I am far more interested in why Stonehenge was built than in how it was built, but one particularly baffling aspect of the creation of the monument comes to mind more and more often. To illustrate my point, I can do no better than to quote from Aubrey Burl’s superb book The Stonehenge People, page 179.
“When one realises that there were to be thirty pillars, thirty lintels, two or three more portal stones and fifteen massive sarsens for the trilithons, the mere slog and drive required for the smoothing of the stones amazes the modern reader. And this was the beginning.
Woodworking techniques demanded more than planed surfaces. The stones had to be connected together as though dowelled by a megalithic carpenter. The tops of the uprights had to be bashed and scoured into two tenons or bulbous pegs to hold the lintels securely. The circle-lintels had to be delicately curved to follow the long line of the circle. They had to be chamferred, with bevelled edges, to sit firmly on their uprights and they had to have two deep mortise-holes pounded and pestled out of their undersides, the spacing neatly measured so that they would receive the tenons of the two pillars across which they would lie. The ends of these incredible lintels were also beaten into toggle-points, with the V-shaped ‘beak’ of one end to be inserted into the V-shaped groove of the adjoining lintel like pieces of a geometrical jigsaw, socketed together, stone by stone, in a huge, immovable ring high above the ground. In a timber building, the result would have been an achievement for any prehistoric architect. In sarsen it was almost a miracle.”
Of course, there is far more to it than just that, as Aubrey Burl makes clear in the rest of the chapter. Without listing all the other astonishing physical properties of the site and the architecture, our ancestors put in unimaginable hours of monotonous, tiring work on a stone almost as hard as steel, and they somehow made the top of the lintel circle level, despite the slope on which the monument was built. As well as that, the tops of the lintels were also flat.
I am neither an architect nor a stonemason, admittedly, but I’ve wondered about this raised circle of level, flat lintels for years, on and off. Instead of matters becoming clearer, they become more confused as far as I’m concerned, because all I see are problems. If the builders had simply fashioned an interlocking ring of lintels with a flat upper surface that did nothing more than sit upon the ground, I would be amazed at the achievement, but as we know, they did far more than this.

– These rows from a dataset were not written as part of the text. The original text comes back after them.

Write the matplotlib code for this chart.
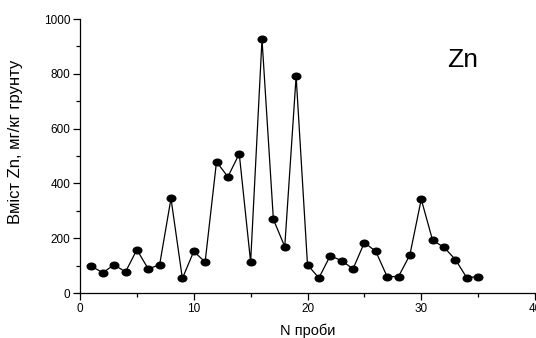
import matplotlib
matplotlib.use('Agg')
import matplotlib.pyplot as plt
import numpy as np
from matplotlib.path import Path
from matplotlib.ticker import MultipleLocator

# Вміст Zn по пробах
proba = list(range(1, 36))
zn = [98, 74, 103, 77, 158, 88, 103, 345, 53, 152,
      113, 479, 424, 508, 113, 926, 269, 169, 791, 103,
      55, 136, 118, 88, 184, 152, 60, 60, 139, 342,
      192, 167, 122, 56, 60]

plt.rcParams['font.family'] = ['Liberation Sans', 'DejaVu Sans']

# еліптичний маркер
c = Path.unit_circle()
ell = Path(c.vertices * np.array([1.3, 1.0]), c.codes)

fig = plt.figure(figsize=(5.36, 3.38), dpi=100)
ax = fig.add_axes([80 / 536, 1 - 293 / 338, 455 / 536, 274 / 338])
ax.plot(proba, zn, color='black', lw=0.9, marker=ell, markersize=6.2,
        markerfacecolor='black', markeredgecolor='black', clip_on=False)

ax.set_xlim(0, 40)
ax.set_ylim(0, 1000)
ax.xaxis.set_major_locator(MultipleLocator(10))
ax.xaxis.set_minor_locator(MultipleLocator(5))
ax.yaxis.set_major_locator(MultipleLocator(200))
ax.yaxis.set_minor_locator(MultipleLocator(100))
ax.tick_params(which='major', length=5, width=0.9, labelsize=8.5, pad=2)
ax.tick_params(which='minor', length=3, width=0.9)
for s in ['top', 'right']:
    ax.spines[s].set_visible(False)
for s in ['left', 'bottom']:
    ax.spines[s].set_linewidth(0.9)

ax.set_xlabel('N проби', fontsize=10.5)
ax.set_ylabel('Вміст Zn, мг/кг грунту', fontsize=12)
ax.xaxis.set_label_coords(0.5, -0.112)
ax.yaxis.set_label_coords(-0.125, 0.55)
ax.text(0.84, 0.85, 'Zn', transform=ax.transAxes, fontsize=19,
        ha='center', va='center')

fig.savefig('out.png', dpi=100)
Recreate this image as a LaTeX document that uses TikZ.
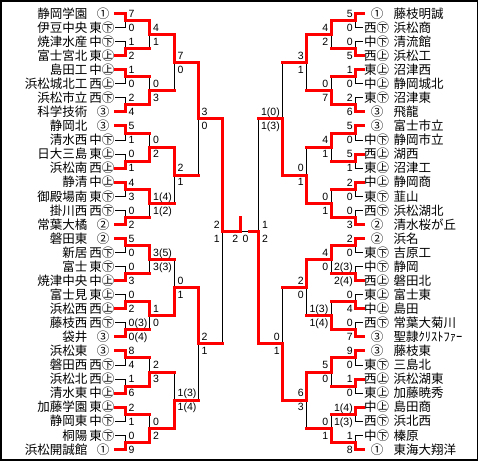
\documentclass[tikz,border=0pt]{standalone}
\usepackage{fontspec}
\newfontfamily\jp{Noto Sans CJK JP}
\newfontfamily\numf{Liberation Sans}
\pgfdeclarelayer{bg}
\pgfsetlayers{bg,main}
\tikzset{
  ln/.style={black, line width=1pt},
  rd/.style={red, line width=3pt, line cap=rect},
  nm/.style={font={\jp\fontsize{12.5pt}{13pt}\selectfont}, inner sep=0pt, text height=11pt, text depth=1.5pt},
  sc/.style={font={\numf\fontsize{10.5pt}{11pt}\selectfont}, inner sep=0pt},
  frame/.style={black, line width=1.5pt}
}
\def\XL#1{\ifcase#1\or125\or149.5\or174\or198\or222\fi}
\def\XLn#1{\ifcase#1\or149.5\or174\or198\or222\or240\fi}
\def\XR#1{\ifcase#1\or355.5\or331\or306.5\or282.5\or258.5\fi}
\def\XRn#1{\ifcase#1\or331\or306.5\or282.5\or258.5\or249.5\fi}
% geometry of a match: round #1, index #2
\newcommand\geom[3]{%
  \pgfmathsetmacro\hn{2^(#1-1)}%
  \pgfmathsetmacro\yt{13.5+14.06*(#2*2*\hn+(\hn-1)/2)}%
  \pgfmathsetmacro\yb{\yt+14.06*\hn}%
  \pgfmathsetmacro\ym{(\yt+\yb)/2}%
  \ifnum#3=1 \let\yw\yt\let\yl\yb\else\let\yw\yb\let\yl\yt\fi
}
% left match: round, index, winner(1=top), score top, score bottom
\newcommand\mL[5]{%
  \geom{#1}{#2}{#3}%
  \edef\X{\XL{#1}}\edef\Xn{\XLn{#1}}%
  \begin{pgfonlayer}{bg}
    \ifnum#1=1 \draw[ln] (115,\yl) -- (\X,\yl) -- (\X,\ym);
    \else \draw[ln] (\X,\yl) -- (\X,\ym);\fi
  \end{pgfonlayer}
  \ifnum#1=1 \draw[rd] (115,\yw) -- (\X,\yw) -- (\X,\ym) -- (\Xn,\ym);
  \else \draw[rd] (\X,\yw) -- (\X,\ym) -- (\Xn,\ym);\fi
  \ifnum#1=5
    \node[sc, anchor=base east] (sLt#1-#2) at (\X-2,\ym-3.2) {#4};
    \node[sc, anchor=base east] (sLb#1-#2) at (\X-2,\ym+10.8) {#5};
  \else
    \node[sc, anchor=base west] (sLt#1-#2) at (\X+3.5,\ym-3.2) {#4};
    \node[sc, anchor=base west] (sLb#1-#2) at (\X+3.5,\ym+10.8) {#5};
  \fi
}
\newcommand\mR[5]{%
  \geom{#1}{#2}{#3}%
  \edef\X{\XR{#1}}\edef\Xn{\XRn{#1}}%
  \begin{pgfonlayer}{bg}
    \ifnum#1=1 \draw[ln] (363,\yl) -- (\X,\yl) -- (\X,\ym);
    \else \draw[ln] (\X,\yl) -- (\X,\ym);\fi
  \end{pgfonlayer}
  \ifnum#1=1 \draw[rd] (363,\yw) -- (\X,\yw) -- (\X,\ym) -- (\Xn,\ym);
  \else \draw[rd] (\X,\yw) -- (\X,\ym) -- (\Xn,\ym);\fi
  \ifnum#1=5
    \node[sc, anchor=base west] (sRt#1-#2) at (\X+3.5,\ym-3.2) {#4};
    \node[sc, anchor=base west] (sRb#1-#2) at (\X+3.5,\ym+10.8) {#5};
  \else
    \node[sc, anchor=base east] (sRt#1-#2) at (\X-2.5,\ym-3.2) {#4};
    \node[sc, anchor=base east] (sRb#1-#2) at (\X-2.5,\ym+10.8) {#5};
  \fi
}
\begin{document}
\begin{tikzpicture}[x=1pt,y=-1pt]
\useasboundingbox (0,0) rectangle (481,463);
\draw[frame] (1,1) rectangle (477.5,460);
% ---------- left teams
\foreach \i/\n in {0/静岡学園,1/伊豆中央,2/焼津水産,3/富士宮北,4/島田工,5/浜松城北工,6/浜松市立,7/科学技術,8/静岡北,9/清水西,10/日大三島,11/浜松南,12/静清,13/御殿場南,14/掛川西,15/常葉大橘,16/磐田東,17/新居,18/富士,19/焼津中央,20/富士見,21/浜松西,22/藤枝西,23/袋井,24/浜松東,25/磐田西,26/浜松北,27/清水東,28/加藤学園,29/静岡東,30/桐陽,31/浜松開誠館}
  \node[nm, anchor=east] (nL\i) at (87.5,{13.5+14.06*\i}) {\n};
\foreach \i/\k in {1/東㊦,2/中㊦,3/東㊤,4/中㊤,5/西㊤,6/西㊦,9/中㊦,10/東㊤,11/西㊤,12/中㊤,13/東㊦,14/西㊦,17/西㊦,18/東㊦,19/中㊤,20/東㊤,21/西㊤,22/西㊦,25/西㊦,26/西㊤,27/中㊤,28/東㊤,29/中㊦,30/東㊦}
  \node[nm, anchor=east] (kL\i) at (114.5,{13.5+14.06*\i}) {\k};
\foreach \i/\k in {0/①,7/③,8/③,15/②,16/②,23/③,24/③,31/①}
  \node[nm] (kL\i) at (103,{13.5+14.06*\i}) {\k};
% ---------- right teams
\foreach \i/\n in {0/藤枝明誠,1/浜松商,2/清流館,3/浜松工,4/沼津西,5/静岡城北,6/沼津東,7/飛龍,8/富士市立,9/静岡市立,10/湖西,11/沼津工,12/静岡商,13/韮山,14/浜松湖北,15/清水桜が丘,16/浜名,17/吉原工,18/静岡,19/磐田北,20/富士東,21/島田,22/常葉大菊川,23/聖隷ｸﾘｽﾄﾌｧｰ,24/藤枝東,25/三島北,26/浜松湖東,27/加藤暁秀,28/島田商,29/浜北西,30/榛原,31/東海大翔洋}
  \node[nm, anchor=west] (nR\i) at (393.5,{13.5+14.06*\i}) {\n};
\foreach \i/\k in {1/西㊦,2/中㊦,3/西㊤,4/東㊤,5/中㊤,6/東㊦,9/中㊦,10/西㊤,11/東㊤,12/中㊤,13/東㊦,14/西㊦,17/東㊦,18/中㊦,19/西㊤,20/東㊤,21/中㊤,22/西㊦,25/東㊦,26/西㊤,27/東㊤,28/中㊤,29/西㊦,30/中㊦}
  \node[nm, anchor=west] (kR\i) at (364,{13.5+14.06*\i}) {\k};
\foreach \i/\k in {0/①,7/③,8/③,15/②,16/②,23/③,24/③,31/①}
  \node[nm] (kR\i) at (377,{13.5+14.06*\i}) {\k};
% ---------- left bracket
\mL{1}{0}{1}{7}{0}
\mL{1}{1}{0}{1}{2}
\mL{1}{2}{1}{1}{0}
\mL{1}{3}{0}{2}{4}
\mL{1}{4}{1}{5}{1}
\mL{1}{5}{0}{0}{1}
\mL{1}{6}{1}{4}{3}
\mL{1}{7}{0}{0}{2}
\mL{1}{8}{1}{5}{0}
\mL{1}{9}{0}{0}{3}
\mL{1}{10}{0}{0}{2}
\mL{1}{11}{0}{0(3)}{0(4)}
\mL{1}{12}{1}{8}{4}
\mL{1}{13}{0}{1}{6}
\mL{1}{14}{1}{2}{1}
\mL{1}{15}{0}{0}{9}
\mL{2}{0}{1}{4}{1}
\mL{2}{1}{0}{0}{3}
\mL{2}{2}{0}{0}{2}
\mL{2}{3}{1}{1(4)}{1(2)}
\mL{2}{4}{1}{3(5)}{3(3)}
\mL{2}{5}{1}{1}{0}
\mL{2}{6}{0}{2}{3}
\mL{2}{7}{0}{0}{2}
\mL{3}{0}{1}{7}{0}
\mL{3}{1}{1}{2}{1}
\mL{3}{2}{0}{0}{1}
\mL{3}{3}{0}{1(3)}{1(4)}
\mL{4}{0}{1}{3}{0}
\mL{4}{1}{1}{2}{1}
\mL{5}{0}{1}{2}{1}
% ---------- right bracket
\mR{1}{0}{1}{5}{0}
\mR{1}{1}{0}{0}{5}
\mR{1}{2}{1}{1}{0}
\mR{1}{3}{0}{2}{6}
\mR{1}{4}{1}{5}{0}
\mR{1}{5}{1}{5}{1}
\mR{1}{6}{1}{2}{0}
\mR{1}{7}{0}{0}{3}
\mR{1}{8}{1}{2}{0}
\mR{1}{9}{0}{2(3)}{2(4)}
\mR{1}{10}{0}{0}{4}
\mR{1}{11}{0}{0}{7}
\mR{1}{12}{1}{9}{0}
\mR{1}{13}{1}{1}{0}
\mR{1}{14}{1}{1(4)}{1(3)}
\mR{1}{15}{0}{1}{8}
\mR{2}{0}{1}{4}{2}
\mR{2}{1}{0}{0}{7}
\mR{2}{2}{1}{4}{1}
\mR{2}{3}{0}{0}{1}
\mR{2}{4}{1}{4}{0}
\mR{2}{5}{0}{1(3)}{1(4)}
\mR{2}{6}{1}{5}{0}
\mR{2}{7}{0}{0}{1}
\mR{3}{0}{1}{3}{1}
\mR{3}{1}{0}{0}{1}
\mR{3}{2}{1}{2}{0}
\mR{3}{3}{1}{6}{3}
\mR{4}{0}{0}{1(0)}{1(3)}
\mR{4}{1}{0}{0}{1}
\mR{5}{0}{0}{1}{2}
% ---------- final
\pgfmathsetmacro\yf{13.5+14.06*15.5}
\coordinate (fc) at (240,\yf);
\coordinate (ftop) at (240,217);
\coordinate (fr) at (249.5,\yf);
\begin{pgfonlayer}{bg}\draw[ln] (fr) -- (fc);\end{pgfonlayer}
\draw[rd] (fc) -- (ftop);
\node[sc, anchor=base east] (fsl) at (238.5,\yf+10.8) {2};
\node[sc, anchor=base west] (fsr) at (242.5,\yf+10.8) {0};
\end{tikzpicture}
\end{document}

Without going into every detail, the sheer complexity of the enterprise to make an interlocking lintel ring that sits level on top of the joints of a ring of thirty uprights – on a slope - makes me wonder how on Earth it could have been executed so successfully. It may be clear to others, but I cannot see how you could fashion a few interlocking lintels and at the same time be certain that they would sit on the joints of the relevant uprights and curve at the correct angle without raising them and lowering them several times because minor corrections needed to be made. It would be difficult and frustrating enough in wood, but I understand that these lintels weighed something like eight tons each.
I could continue for hours, of course, but I’m sure that anyone with a serious interest in Stonehenge will immediately appreciate the difficulties involved, not to mention what may have been generations of labour to dress the stones properly.
So, was the lintel ring made to ‘crown’ the uprights, implying that the uprights were marginally more important? Or were the uprights there to elevate the ring to the sky, making the lintels marginally more important? I can see of course that there were numerous other complexities to the layout of the structure, such as the dressing of the faces of the stones, the size of the gaps between the uprights relative to the size of the uprights, and so forth, but my mind keeps returning to one question: What was so important about this circle of lintels that the upper surfaces, which aren’t visible from ground level, had to be flat and level? This implies functionality of some kind, perhaps a walkway, but if so, what was so important about it that our ancestors devoted such a colossal amount of time and effort into making it?
And what was it about this elevated, flat, interlinking and level circle of stone that meant it leapt into being from out of nowhere and was never repeated?
I have some vague ideas, which I’m trying to put together in a remotely coherent and persuasive form, but until then, I am interested as always in hearing the views on others on this.